In the most dramatic moment of the walk, Garan — his feet locked into the end of the ISS’s massive Canadarm robotic arm like a puppet at the end of a rod — was slowly swept from one side of the ISS to the other, carrying a 239 kilogram (528 pound) depleted nitrogen tank in his arms.
“Light as a feather, huh?” Garan said as the arm, manipulated from inside the ISS by Nasa astronaut Karen Nyberg, began moving him through the dark of space.
“Enjoy the ride,” Nyberg said.
“That looked like fun,” she added after the traverse was over.
Besides replacing the nitrogen tank with a full one, the two spacewalkers removed a thermal cover from Kibo’s robotic arm, brought up from Earth on the shuttle and installed earlier this week.
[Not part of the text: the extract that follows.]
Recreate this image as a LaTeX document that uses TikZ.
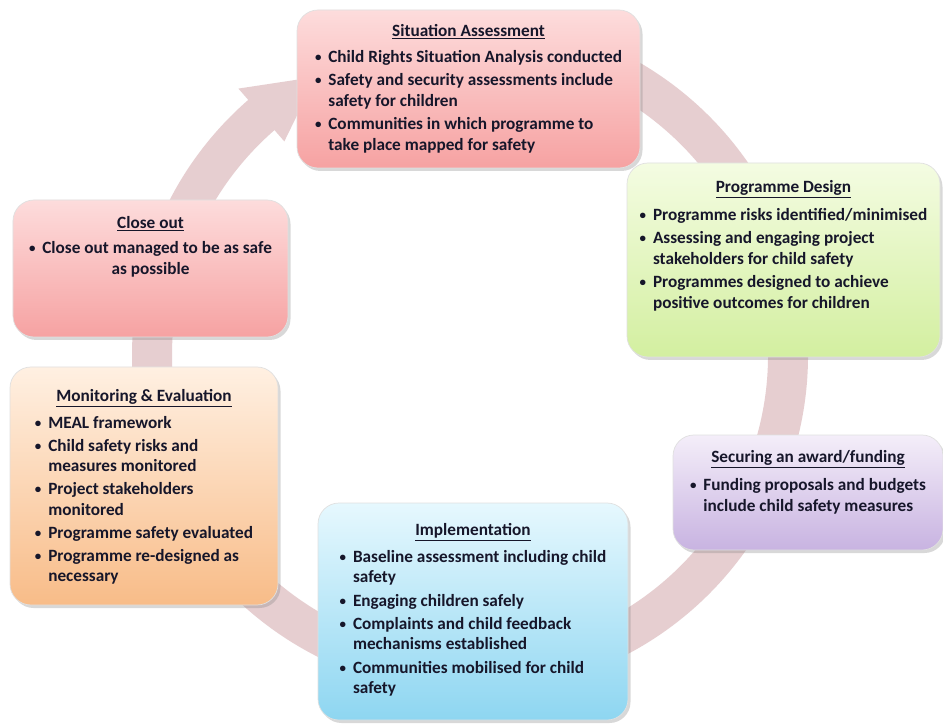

They also tested cameras anchored outside the Kibo lab.
ISS Flight Director Annette Hasbrook said at a press briefing after the spacewalk that one of the planned activities for Monday was a trial run of Kibo’s robotic arm.
“This will be the first large motion of the arm, so we’ll just be watching to make sure that it’s performing as expected and it’s staying within the guidelines and constraints that the Japanese have laid out for the deploy,” she said.
Hasbrook added that Fossum during the spacewalk retrieved samples of a powdery substance from the left solar alpha rotary joint, which will be analyzed later by experts on the ground.
“It could be expected debris, it could be something unusual,” she said. “Until we get the data home, we really can’t characterize what that is.”
It was the third and final spacewalk of the planned 14-day mission, begun when Discovery launched from Kennedy Space Center in Cape Canaveral, Florida on May 31.
The principal job of the mission has been to deliver and install the Kibo lab’s huge central pressurized module, along with its robotic arm.
Astronauts completed that setup and also attached an earlier-delivered storage module to the new lab during the first two spacewalks.
Kibo — “Hope” in Japanese — marks a huge advance in Japan’s participation in the ISS, which already has units from Nasa and the Russian and European space agencies, and key equipment from Canada as well.
The 11.2-meter (36.7-feet) long pressurized module, with room for four astronauts to do research, is now the ISS’s biggest single room.
Installation was aided from inside the ISS by Japan Aerospace Exploration Agency astronaut Akihiko Hoshide, one of the seven astronauts who rode up on the Discovery.
Earlier Sunday Hoshide told Japanese Prime Minister Yasuo Fukuda he was in awe of the view of the Earth from 338 kilometers (210 miles) in space.
“Earth, as I see it from here, is very beautiful,” he said, pointing out one of the round windows of the lab.
“I think to myself it is so wonderful and fragile.”
Fukuda, amazed at how sharp the image was, said: “I can see you very clearly.”
“Maybe you can see my face getting dark, too,” Hoshide replied, referring to the stubble on his chin.
After the completion of the spacewalk Sunday, the astronauts have two days of rest and odd jobs before they are scheduled to undock Discovery from the orbiting station on Wednesday at 1142 GMT.
The shuttle is set to return to the Kennedy Space Center on June 14 at 1513 GMT.